Akut wurde die Frage erneut 2011, als es um die Genehmigung des neuen Offshore-Windparks Riffgat vor der Insel Borkum ging.[15] Von deutschen Behörden genehmigt für deutsches Gewässergebiet, aber vielleicht in den umstrittenen Gewässerzonen gelegen, wurden Gespräche mit den Niederlanden wieder aktuell.
Im August 2013 wurde der Beginn neuer Vertragsverhandlungen ab Herbst 2013 bekanntgegeben. Am 4. September 2014 wurde der völkerrechtliche Vertrag paraphiert und am 24. Oktober 2014 von den Außenministern Frank-Walter Steinmeier und Bert Koenders unterzeichnet. Der Staatsvertrag enthält Regelungen für die wirtschaftliche Nutzung und Verwaltung des Küstenmeeres zwischen der Drei- und der Zwölf-Seemeilen-Grenze.[16][17] Die Frage des Grenzverlaufs bleibt weiter offen. Der neue Vertrag legt eine Zuständigkeitslinie fest.
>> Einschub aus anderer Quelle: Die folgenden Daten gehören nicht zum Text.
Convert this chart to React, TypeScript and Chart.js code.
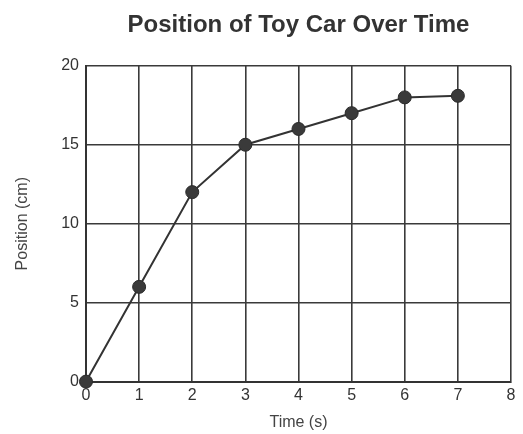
import React, { useEffect, useRef } from "react";
import { Chart, registerables } from "chart.js";

Chart.register(...registerables);

const times = [0, 1, 2, 3, 4, 5, 6, 7];
const positions = [0, 6, 12, 15, 16, 17, 18, 18.1];
const titleText = "Position of Toy Car Over Time";
const xTitle = "Time (s)";
const yTitle = "Position (cm)";

export default function App() {
  const ref = useRef<HTMLCanvasElement | null>(null);
  useEffect(() => {
    if (!ref.current) return;
    const chart = new Chart(ref.current, {
      type: "line",
      data: {
        datasets: [
          {
            data: times.map((t, i) => ({ x: t, y: positions[i] })),
            borderColor: "#333",
            borderWidth: 2,
            pointRadius: 6.5,
            pointBackgroundColor: "#3a3a3a",
            pointBorderColor: "#2a2a2a",
            pointBorderWidth: 1,
            tension: 0,
            clip: false,
          },
        ],
      },
      options: {
        animation: false,
        responsive: false,
        layout: { padding: { left: 13, right: 12, top: 0, bottom: 2 } },
        plugins: {
          legend: { display: false },
          tooltip: { enabled: false },
          title: {
            display: true,
            fullSize: false,
            text: titleText,
            color: "#333",
            font: { family: "Liberation Sans", size: 24, weight: "bold" },
            padding: { top: 11, bottom: 26 },
          },
        },
        scales: {
          x: {
            type: "linear",
            min: 0,
            max: 8,
            ticks: {
              stepSize: 1,
              color: "#333",
              font: { family: "Liberation Sans", size: 16 },
              padding: 4,
            },
            grid: { color: "#3a3a3a", lineWidth: 1.6, drawTicks: false },
            border: { color: "#333", width: 2 },
            title: {
              display: true,
              text: xTitle,
              color: "#444",
              font: { family: "Liberation Sans", size: 16 },
              padding: { top: 4, bottom: 0 },
            },
          },
          y: {
            min: 0,
            max: 20,
            ticks: {
              stepSize: 5,
              color: "#333",
              font: { family: "Liberation Sans", size: 16 },
              padding: 7,
            },
            grid: { color: "#3a3a3a", lineWidth: 1.6, drawTicks: false },
            border: { color: "#333", width: 2 },
            title: {
              display: true,
              text: yTitle,
              color: "#444",
              font: { family: "Liberation Sans", size: 16 },
              padding: { top: 0, bottom: 22 },
            },
          },
        },
      },
    });
    return () => chart.destroy();
  }, []);
  return (
    <div style={{ position: "absolute", left: 0, top: 0, width: 523, height: 434, background: "#fff" }}>
      <canvas ref={ref} width={523} height={434} />
    </div>
  );
}
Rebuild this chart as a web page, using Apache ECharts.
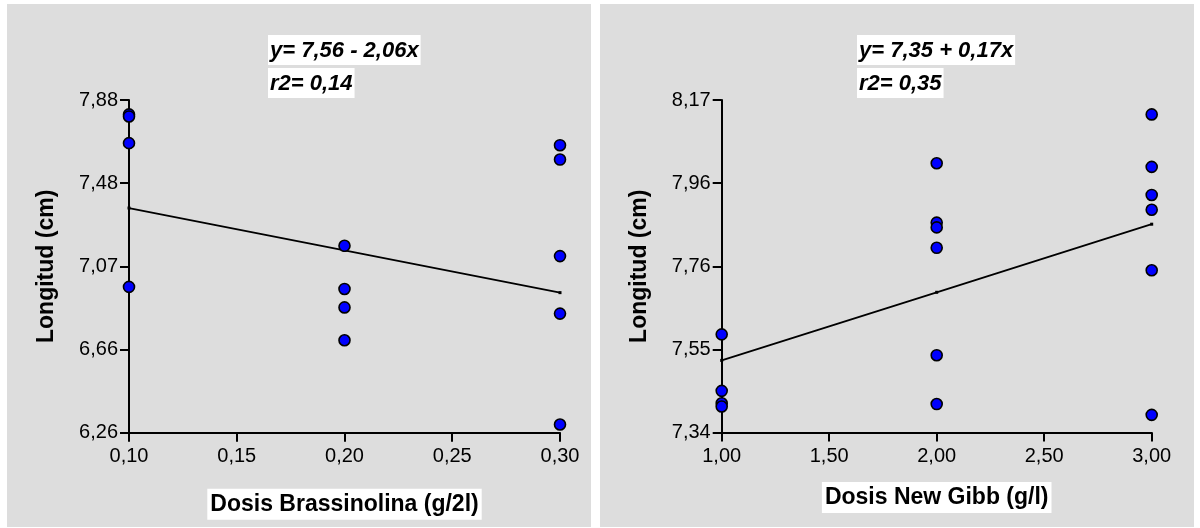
<!DOCTYPE html>
<html>
<head>
<meta charset="utf-8">
<title>Longitud vs dosis</title>
<script src="https://cdn.jsdelivr.net/npm/echarts@6/dist/echarts.min.js"></script>
<style>
  html, body { margin: 0; padding: 0; background: #ffffff; }
  #chart { width: 1200px; height: 528px; }
</style>
</head>
<body>
<div id="chart"></div>
<script>
// Brassinolina: dose (g/2l) and measured length (cm)
const brassDose   = [0.10, 0.10, 0.10, 0.10, 0.20, 0.20, 0.20, 0.20, 0.30, 0.30, 0.30, 0.30, 0.30];
const brassLength = [7.81, 7.80, 7.67, 6.97, 7.17, 6.96, 6.87, 6.71, 7.66, 7.59, 7.12, 6.84, 6.30];
const brassFit    = [7.56, -2.06];          // intercept, slope
const brassR2     = [0.14];
const brassXTicks = [0.10, 0.15, 0.20, 0.25, 0.30];
const brassYTicks = ['6,26', '6,66', '7,07', '7,48', '7,88'];
const brassYRange = [6.26, 7.88];

// New Gibb: dose (g/l) and measured length (cm)
const gibbDose   = [1, 1, 1, 1, 2, 2, 2, 2, 2, 2, 3, 3, 3, 3, 3, 3];
const gibbLength = [7.585, 7.444, 7.413, 7.405, 8.012, 7.864, 7.852, 7.801, 7.533, 7.411, 8.134, 8.003, 7.933, 7.896, 7.745, 7.384];
const gibbFit    = [7.35, 0.17];
const gibbR2     = [0.35];
const gibbXTicks = [1.00, 1.50, 2.00, 2.50, 3.00];
const gibbYTicks = ['7,34', '7,55', '7,76', '7,96', '8,17'];
const gibbYRange = [7.34, 8.17];

const FONT = '"Liberation Sans", Arial, Helvetica, sans-serif';
const comma = (v, d) => v.toFixed(d).replace('.', ',');

// evenly spaced tick positions between the axis ends
function tickValues(range, n) {
  const out = [];
  for (let i = 0; i < n; i++) out.push(range[0] + (range[1] - range[0]) * i / (n - 1));
  return out;
}

function pairs(xs, ys) { return xs.map((x, i) => [x, ys[i]]); }

function fitLine(xTicks, fit) {
  const xs = [xTicks[0], xTicks[2], xTicks[4]];
  return xs.map(x => [x, fit[0] + fit[1] * x]);
}

function equation(fit) {
  const sign = fit[1] < 0 ? ' - ' : ' + ';
  return 'y= ' + comma(fit[0], 2) + sign + comma(Math.abs(fit[1]), 2) + 'x';
}

const axisLineStyle = { color: '#000', width: 2 };

function xAxis(idx, ticks, name, gap) {
  return {
    type: 'value', gridIndex: idx,
    min: ticks[0], max: ticks[ticks.length - 1],
    interval: ticks[1] - ticks[0],
    axisLine: { show: true, onZero: false, lineStyle: axisLineStyle },
    axisTick: { show: true, length: 9, lineStyle: { color: '#000', width: 2 } },
    splitLine: { show: false },
    axisLabel: {
      margin: 14, color: '#000', fontFamily: FONT, fontSize: 20,
      formatter: v => comma(v, 2)
    },
    name: name, nameLocation: 'middle', nameGap: gap,
    nameTextStyle: {
      color: '#000', fontFamily: FONT, fontSize: 23, fontWeight: 'bold',
      backgroundColor: '#ffffff', padding: [4, 3, 3, 3], lineHeight: 24
    }
  };
}

function yAxis(idx, range, labels) {
  const vals = tickValues(range, labels.length);
  return {
    type: 'value', gridIndex: idx,
    min: range[0], max: range[1],
    axisLine: { show: true, onZero: false, lineStyle: axisLineStyle },
    axisTick: { show: true, length: 9, customValues: vals, lineStyle: { color: '#000', width: 2 } },
    splitLine: { show: false },
    axisLabel: {
      margin: 11, color: '#000', fontFamily: FONT, fontSize: 20,
      customValues: vals,
      formatter: v => {
        let best = 0;
        vals.forEach((t, i) => { if (Math.abs(t - v) < Math.abs(vals[best] - v)) best = i; });
        return labels[best];
      }
    },
    name: 'Longitud (cm)', nameLocation: 'middle', nameGap: 71,
    nameTextStyle: { color: '#000', fontFamily: FONT, fontSize: 23, fontWeight: 'bold' }
  };
}

const pointStyle = { color: '#0000ff', borderColor: '#000', borderWidth: 1.6, opacity: 1 };

function annotation(x, y, text) {
  return {
    type: 'text', x: x, y: y, z: 10, silent: true,
    style: {
      text: text, fill: '#000', backgroundColor: '#ffffff',
      font: 'italic bold 22px ' + FONT, padding: [4, 2, 2, 2], lineHeight: 24
    }
  };
}

const chart = echarts.init(document.getElementById('chart'), null, { renderer: 'canvas' });

chart.setOption({
  backgroundColor: '#ffffff',
  animation: false,
  graphic: [
    { type: 'rect', z: -10, silent: true, shape: { x: 7, y: 4, width: 584, height: 523 }, style: { fill: '#dddddd' } },
    { type: 'rect', z: -10, silent: true, shape: { x: 600, y: 4, width: 594, height: 523 }, style: { fill: '#dddddd' } },
    annotation(268, 35, equation(brassFit)),
    annotation(268, 68, 'r2= ' + comma(brassR2[0], 2)),
    annotation(857, 35, equation(gibbFit)),
    annotation(857, 68, 'r2= ' + comma(gibbR2[0], 2))
  ],
  grid: [
    { left: 129, top: 100, width: 431, height: 332.7 },
    { left: 721.7, top: 100, width: 430, height: 332.5 }
  ],
  xAxis: [
    xAxis(0, brassXTicks, 'Dosis Brassinolina (g/2l)', 56),
    xAxis(1, gibbXTicks, 'Dosis New Gibb (g/l)', 49.5)
  ],
  yAxis: [
    yAxis(0, brassYRange, brassYTicks),
    yAxis(1, gibbYRange, gibbYTicks)
  ],
  series: [
    {
      type: 'line', xAxisIndex: 0, yAxisIndex: 0, z: 3,
      data: fitLine(brassXTicks, brassFit),
      symbol: 'rect', symbolSize: 3, showSymbol: true,
      itemStyle: { color: '#000' }, lineStyle: { color: '#000', width: 1.8 }
    },
    {
      type: 'scatter', xAxisIndex: 0, yAxisIndex: 0, z: 4, clip: false,
      data: pairs(brassDose, brassLength),
      symbol: 'circle', symbolSize: 11, itemStyle: pointStyle
    },
    {
      type: 'line', xAxisIndex: 1, yAxisIndex: 1, z: 3,
      data: fitLine(gibbXTicks, gibbFit),
      symbol: 'rect', symbolSize: 3, showSymbol: true,
      itemStyle: { color: '#000' }, lineStyle: { color: '#000', width: 1.8 }
    },
    {
      type: 'scatter', xAxisIndex: 1, yAxisIndex: 1, z: 4, clip: false,
      data: pairs(gibbDose, gibbLength),
      symbol: 'circle', symbolSize: 11, itemStyle: pointStyle
    }
  ]
});
</script>
</body>
</html>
Dort „sollen die Deutschen auf der einen, die Niederländer auf der anderen Seite der Linie das Sagen haben.“ Die Zuständigkeit umfasst bauliche Aktivitäten, den Abbau von Rohstoffen, die Bewirtschaftung der Fahrrinne sowie die Seeverkehrsleitung.[18] Der Vertrag trat am 10. Juni 2016 in Kraft.[19]
Das Auswärtige Amt unter der Leitung der Bundesministerin Annalena Baerbock (Bündnis 90/Die Grünen) gab im August 2024 an, dass sie an der aktuellen Rechtslage und den vertraglichen Regelungen festhalten möchten und sich nicht weiter mit „Fragen der Grenzziehung“ aufhalten möchten.[20]
Trotz des Streits um den Verlauf der deutsch-niederländischen Grenze in den Grenzgewässern ist landeinwärts dieses Gebietes ein pragmatischer Umgang mit der gemeinsamen Grenze möglich. So wurde beispielsweise südlich der niederländischen A7 zwischen Bad Nieuweschans und Bunde die Tankstellen- und Raststättenanlage Bunderneuland auf deutschem Territorium errichtet. Die regelmäßige Benutzung der niederländischen A7 durch deutsche Polizei bereitet in der Praxis keine Probleme.